Hi Dongsu,
On Fri, Apr 17, 2015 at 5:41 AM, Dongsu Park
<dongsu.park@xxxxxxxxxxxxxxxx> wrote:
Hi,
there's a critical bug regarding CPU hotplug, blk-mq, and scsi-mq.
Every time when a CPU is offlined, some arbitrary range of kernel memory
seems to get corrupted. Then after a while, kernel panics at random places
when block IOs are issued. (for example, see the call traces below)
Thanks for the report.
This bug can be easily reproducible with a Qemu VM running with virtio-scsi,
when its guest kernel is 3.19-rc1 or higher, and when scsi-mq is loaded
with blk-mq enabled. And yes, 4.0 release is still affected, as well as
Jens' for-4.1/core. How to reproduce:
# echo 0 > /sys/devices/system/cpu/cpu1/online
(and issue some block IOs, that's it.)
Bisecting between 3.18 and 3.19-rc1, it looks like this bug had been hidden
until commit ccbedf117f01 ("virtio_scsi: support multi hw queue of blk-mq"),
which started to allow virtio-scsi to map virtqueues to hardware queues of
blk-mq. Reverting that commit makes the bug go away. However, I suppose
reverting it could not be a correct solution.

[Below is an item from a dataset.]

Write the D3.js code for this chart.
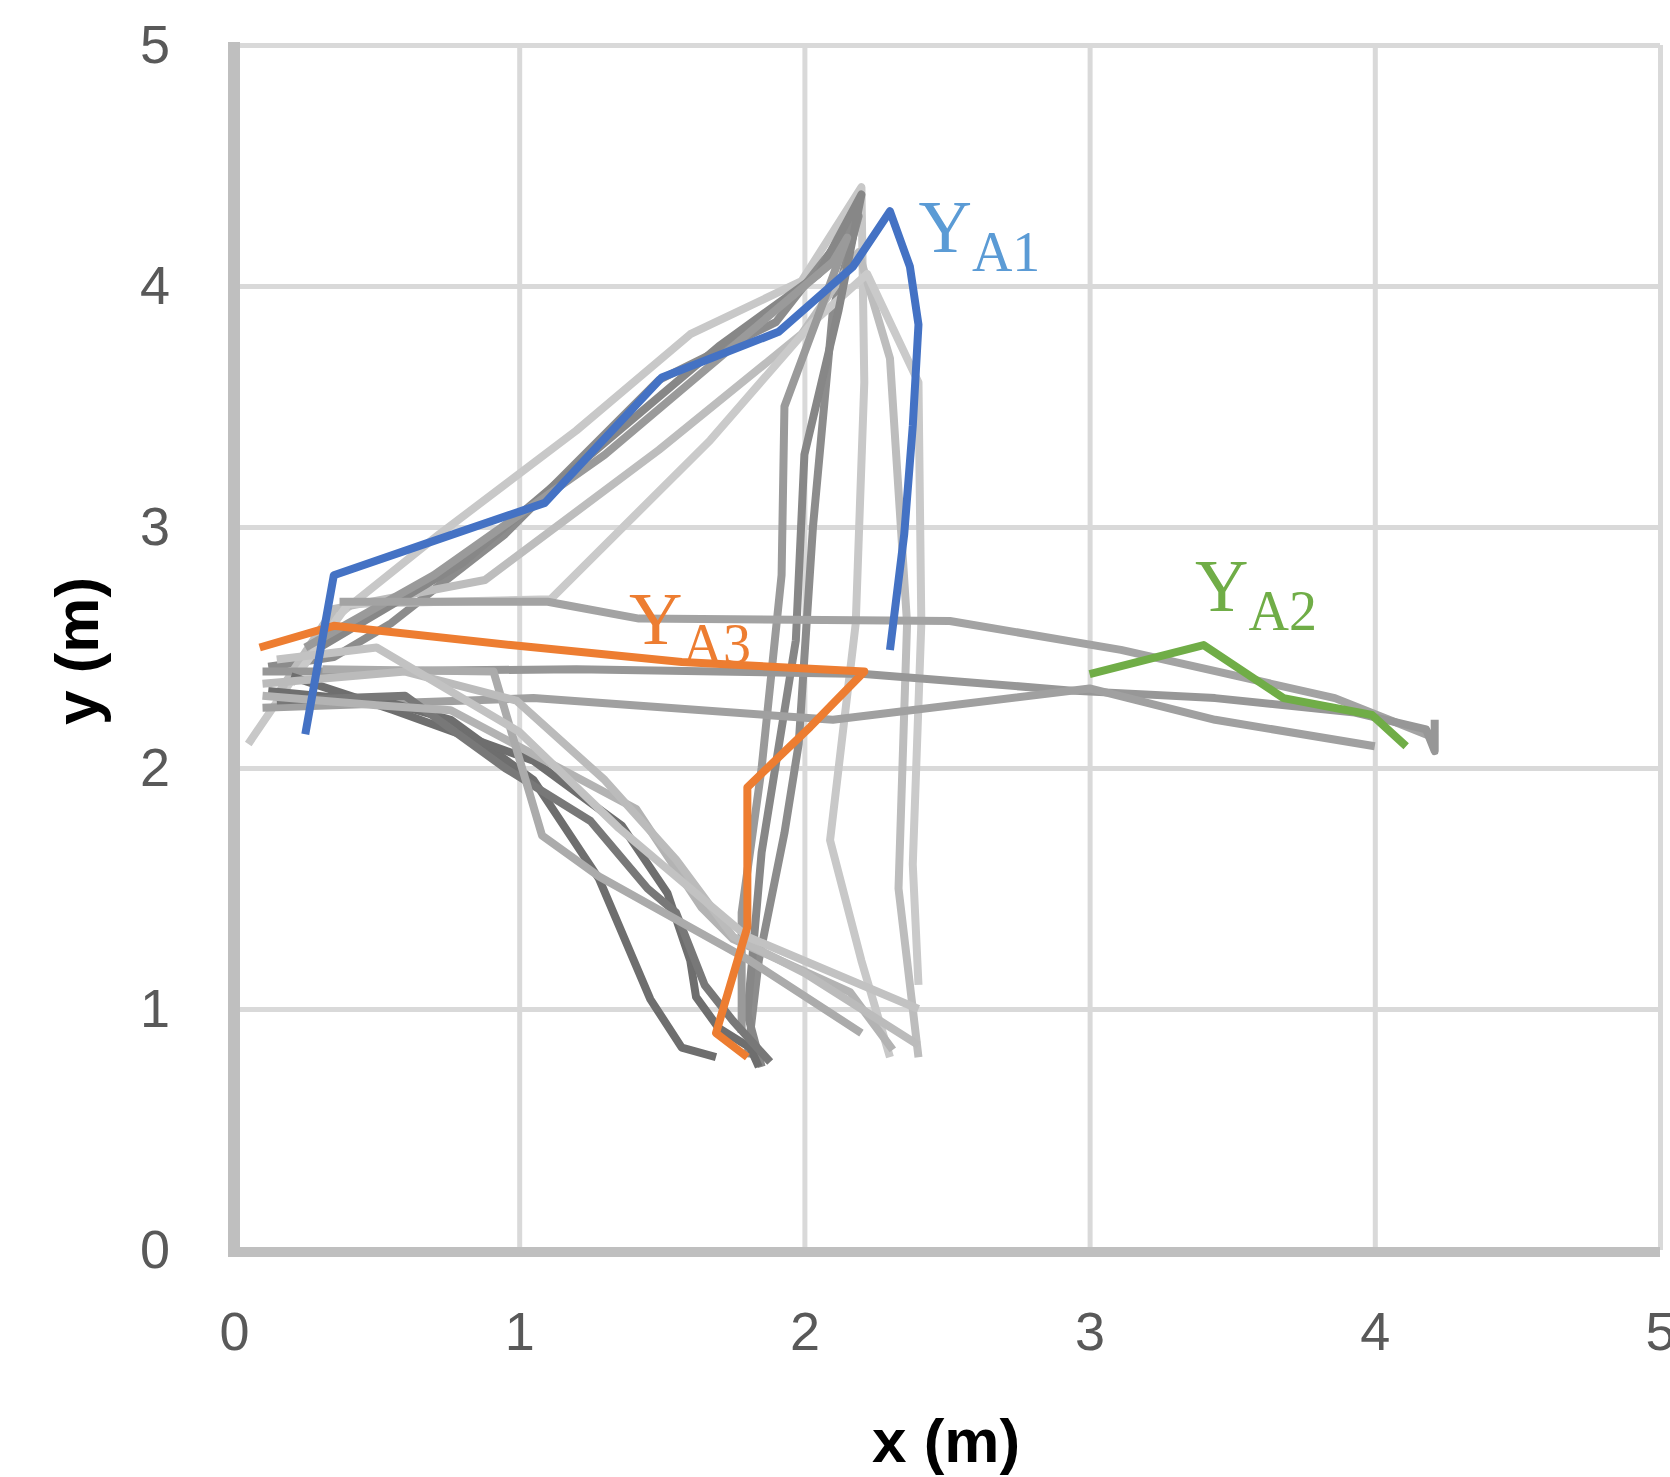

I agree, and that patch only enables multiple hw queues.
More precisely, every time a CPU hotplug event gets triggered,
a call graph is like the following:
blk_mq_queue_reinit_notify()
-> blk_mq_queue_reinit()
-> blk_mq_map_swqueue()
-> blk_mq_free_rq_map()
-> scsi_exit_request()
From that point, as soon as any address in the request gets modified, an
arbitrary range of memory gets corrupted. My first guess was that probably
the exit routine could try to deallocate tags->rqs[] where invalid
addresses are stored. But actually it looks like it's not the case,
and cmd->sense_buffer looks also valid.
It's not obvious to me, exactly what could go wrong.
Does anyone have an idea?
As far as I can see, at least two problems exist:
- race between timeout and CPU hotplug
- in case of shared tags, during CPU online handling, about setting
and checking hctx->tags
So could you please test the attached two patches to see if they fix your issue?
I run them in my VM, and looks opps does disappear.